Information shown:

┏━━

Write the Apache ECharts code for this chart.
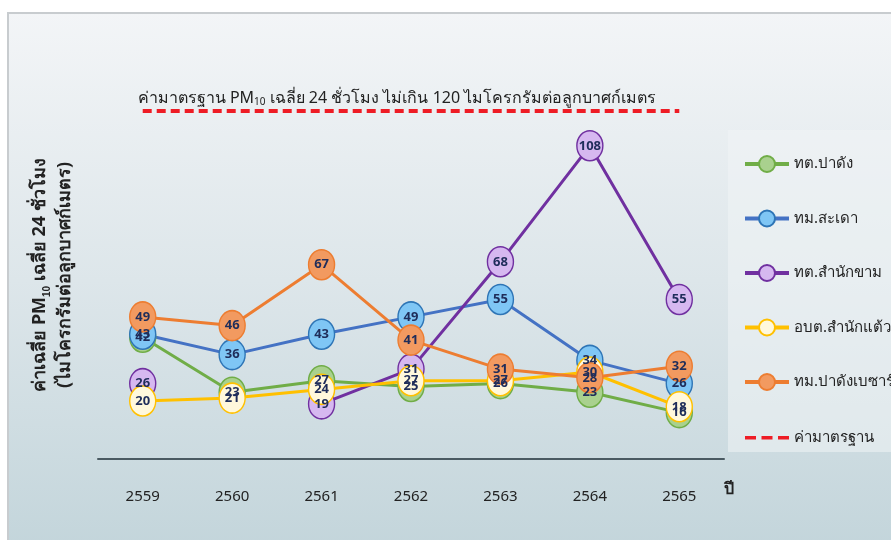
<!DOCTYPE html>
<html><head><meta charset="utf-8">
<script src="https://cdn.jsdelivr.net/npm/echarts@6/dist/echarts.min.js"></script>
<style>html,body{margin:0;padding:0;background:#fff}#c{width:891px;height:540px}</style>
</head><body><div id="c"></div>
<script>
const years = ['2559','2560','2561','2562','2563','2564','2565'];
const seriesNames = ['ทต.ปาดัง','ทม.สะเดา','ทต.สำนักขาม','อบต.สำนักแต้ว','ทม.ปาดังเบซาร์','ค่ามาตรฐาน'];
const padang = [42, 23, 27, 25, 26, 23, 16];
const sadao = [43, 36, 43, 49, 55, 34, 26];
const samnakkham = [26, null, 19, 31, 68, 108, 55];
const samnaktaeo = [20, 21, 24, 27, 27, 30, 18];
const padangbesar = [49, 46, 67, 41, 31, 28, 32];
const standard = [120, 120, 120, 120, 120, 120, 120];

const lineColors = ['#70ad47','#4472c4','#7030a0','#ffc000','#ed7d31'];
const fillColors = ['#a9d18e','#7fc6f5','#d6b8f0','#fff8dc','#f29a60'];
const borderColors = ['#70ad47','#2e75b6','#7030a0','#ffc000','#ed7d31'];
const values = [padang, sadao, samnakkham, samnaktaeo, padangbesar];

const font = '"Noto Sans", "DejaVu Sans", sans-serif';

const series = values.map((d, i) => ({
  name: seriesNames[i],
  type: 'line',
  data: d,
  symbol: 'circle',
  symbolSize: [26, 30],
  connectNulls: false,
  lineStyle: {color: lineColors[i], width: 3},
  itemStyle: {color: fillColors[i], borderColor: borderColors[i], borderWidth: 1.5},
  label: {show: true, position: 'inside', color: '#1f2d5a', fontWeight: 'bold', fontSize: 13, fontFamily: font},
  labelLayout: {hideOverlap: false},
  emphasis: {disabled: true}
}));
series.push({
  name: seriesNames[5],
  type: 'line',
  data: standard,
  symbol: 'none',
  lineStyle: {color: '#ee1c25', width: 4, type: [9, 5]},
  itemStyle: {color: '#ee1c25'},
  emphasis: {disabled: true}
});

const dashIcon = 'path://M0,0 M0,20 M44,0 M0,8.5 h11 v3.5 h-11z M16.5,8.5 h11 v3.5 h-11z M33,8.5 h11 v3.5 h-11z';
const legendData = seriesNames.map((n, i) => i === 5 ? {name: n, icon: dashIcon} : {name: n});

const chart = echarts.init(document.getElementById('c'), null, {renderer: 'canvas'});
chart.setOption({
  backgroundColor: '#ffffff',
  animation: false,
  graphic: [
    {type: 'rect', z: -10, shape: {x: 8, y: 13, width: 890, height: 535},
     style: {fill: {type: 'linear', x: 0, y: 0, x2: 0, y2: 1, colorStops: [
       {offset: 0, color: '#f3f5f7'}, {offset: 0.5, color: '#dde6ea'}, {offset: 1, color: '#c3d5db'}]},
       stroke: '#c8cccf', lineWidth: 2}},
    {type: 'rect', z: -9, shape: {x: 728, y: 130, width: 170, height: 322},
     style: {fill: 'rgba(240,244,246,0.55)'}},
    {type: 'text', z: 5, rotation: Math.PI / 2, x: 52, y: 275,
     style: {
       text: 'ค่าเฉลี่ย PM{sub|10} เฉลี่ย 24 ชั่วโมง\n(ไมโครกรัมต่อลูกบาศก์เมตร)',
       align: 'center', verticalAlign: 'middle',
       fill: '#222', font: 'bold 18px ' + font, lineHeight: 25,
       rich: {sub: {fontSize: 10, fill: '#222', fontWeight: 'bold', verticalAlign: 'bottom', padding: [7, 0, 0, 0]}}
     }}
  ],
  title: {
    text: 'ค่ามาตรฐาน PM{sub|10} เฉลี่ย 24 ชั่วโมง ไม่เกิน 120 ไมโครกรัมต่อลูกบาศก์เมตร',
    left: 392, top: 84, textAlign: 'center',
    textStyle: {fontSize: 16, fontWeight: 'normal', color: '#222', fontFamily: font,
      rich: {sub: {fontSize: 10, color: '#222', padding: [8, 0, 0, 0]}}}
  },
  legend: {
    orient: 'vertical', left: 738, top: 150, itemGap: 36.5, itemWidth: 44, itemHeight: 20,
    data: legendData,
    lineStyle: {width: 4},
    textStyle: {fontSize: 15, color: '#222', fontFamily: font}
  },
  grid: {left: 98, right: 167, top: 53, bottom: 81},
  xAxis: {
    type: 'category', data: years, boundaryGap: true,
    name: 'ปี', nameLocation: 'end', nameGap: 0,
    nameTextStyle: {fontSize: 16, fontWeight: 'bold', color: '#222', fontFamily: font, verticalAlign: 'top', padding: [22, 0, 0, 0]},
    axisLine: {show: true, lineStyle: {color: '#4a5a62', width: 2}},
    axisTick: {show: false},
    axisLabel: {fontSize: 15, color: '#222', margin: 30, fontFamily: font}
  },
  yAxis: {
    type: 'value', min: 0, max: 140, interval: 20,
    axisLine: {show: false}, axisTick: {show: false}, axisLabel: {show: false},
    splitLine: {show: false}
  },
  series: series
});
</script></body></html>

┗━━

Task brief:
Reproduce the material in full, word for word, and omit the pictures.

The response:
Write the Apache ECharts code for this chart.
<!DOCTYPE html>
<html><head><meta charset="utf-8">
<script src="https://cdn.jsdelivr.net/npm/echarts@6/dist/echarts.min.js"></script>
<style>html,body{margin:0;padding:0;background:#fff}#c{width:891px;height:540px}</style>
</head><body><div id="c"></div>
<script>
const years = ['2559','2560','2561','2562','2563','2564','2565'];
const seriesNames = ['ทต.ปาดัง','ทม.สะเดา','ทต.สำนักขาม','อบต.สำนักแต้ว','ทม.ปาดังเบซาร์','ค่ามาตรฐาน'];
const padang = [42, 23, 27, 25, 26, 23, 16];
const sadao = [43, 36, 43, 49, 55, 34, 26];
const samnakkham = [26, null, 19, 31, 68, 108, 55];
const samnaktaeo = [20, 21, 24, 27, 27, 30, 18];
const padangbesar = [49, 46, 67, 41, 31, 28, 32];
const standard = [120, 120, 120, 120, 120, 120, 120];

const lineColors = ['#70ad47','#4472c4','#7030a0','#ffc000','#ed7d31'];
const fillColors = ['#a9d18e','#7fc6f5','#d6b8f0','#fff8dc','#f29a60'];
const borderColors = ['#70ad47','#2e75b6','#7030a0','#ffc000','#ed7d31'];
const values = [padang, sadao, samnakkham, samnaktaeo, padangbesar];

const font = '"Noto Sans", "DejaVu Sans", sans-serif';

const series = values.map((d, i) => ({
  name: seriesNames[i],
  type: 'line',
  data: d,
  symbol: 'circle',
  symbolSize: [26, 30],
  connectNulls: false,
  lineStyle: {color: lineColors[i], width: 3},
  itemStyle: {color: fillColors[i], borderColor: borderColors[i], borderWidth: 1.5},
  label: {show: true, position: 'inside', color: '#1f2d5a', fontWeight: 'bold', fontSize: 13, fontFamily: font},
  labelLayout: {hideOverlap: false},
  emphasis: {disabled: true}
}));
series.push({
  name: seriesNames[5],
  type: 'line',
  data: standard,
  symbol: 'none',
  lineStyle: {color: '#ee1c25', width: 4, type: [9, 5]},
  itemStyle: {color: '#ee1c25'},
  emphasis: {disabled: true}
});

const dashIcon = 'path://M0,0 M0,20 M44,0 M0,8.5 h11 v3.5 h-11z M16.5,8.5 h11 v3.5 h-11z M33,8.5 h11 v3.5 h-11z';
const legendData = seriesNames.map((n, i) => i === 5 ? {name: n, icon: dashIcon} : {name: n});

const chart = echarts.init(document.getElementById('c'), null, {renderer: 'canvas'});
chart.setOption({
  backgroundColor: '#ffffff',
  animation: false,
  graphic: [
    {type: 'rect', z: -10, shape: {x: 8, y: 13, width: 890, height: 535},
     style: {fill: {type: 'linear', x: 0, y: 0, x2: 0, y2: 1, colorStops: [
       {offset: 0, color: '#f3f5f7'}, {offset: 0.5, color: '#dde6ea'}, {offset: 1, color: '#c3d5db'}]},
       stroke: '#c8cccf', lineWidth: 2}},
    {type: 'rect', z: -9, shape: {x: 728, y: 130, width: 170, height: 322},
     style: {fill: 'rgba(240,244,246,0.55)'}},
    {type: 'text', z: 5, rotation: Math.PI / 2, x: 52, y: 275,
     style: {
       text: 'ค่าเฉลี่ย PM{sub|10} เฉลี่ย 24 ชั่วโมง\n(ไมโครกรัมต่อลูกบาศก์เมตร)',
       align: 'center', verticalAlign: 'middle',
       fill: '#222', font: 'bold 18px ' + font, lineHeight: 25,
       rich: {sub: {fontSize: 10, fill: '#222', fontWeight: 'bold', verticalAlign: 'bottom', padding: [7, 0, 0, 0]}}
     }}
  ],
  title: {
    text: 'ค่ามาตรฐาน PM{sub|10} เฉลี่ย 24 ชั่วโมง ไม่เกิน 120 ไมโครกรัมต่อลูกบาศก์เมตร',
    left: 392, top: 84, textAlign: 'center',
    textStyle: {fontSize: 16, fontWeight: 'normal', color: '#222', fontFamily: font,
      rich: {sub: {fontSize: 10, color: '#222', padding: [8, 0, 0, 0]}}}
  },
  legend: {
    orient: 'vertical', left: 738, top: 150, itemGap: 36.5, itemWidth: 44, itemHeight: 20,
    data: legendData,
    lineStyle: {width: 4},
    textStyle: {fontSize: 15, color: '#222', fontFamily: font}
  },
  grid: {left: 98, right: 167, top: 53, bottom: 81},
  xAxis: {
    type: 'category', data: years, boundaryGap: true,
    name: 'ปี', nameLocation: 'end', nameGap: 0,
    nameTextStyle: {fontSize: 16, fontWeight: 'bold', color: '#222', fontFamily: font, verticalAlign: 'top', padding: [22, 0, 0, 0]},
    axisLine: {show: true, lineStyle: {color: '#4a5a62', width: 2}},
    axisTick: {show: false},
    axisLabel: {fontSize: 15, color: '#222', margin: 30, fontFamily: font}
  },
  yAxis: {
    type: 'value', min: 0, max: 140, interval: 20,
    axisLine: {show: false}, axisTick: {show: false}, axisLabel: {show: false},
    splitLine: {show: false}
  },
  series: series
});
</script></body></html>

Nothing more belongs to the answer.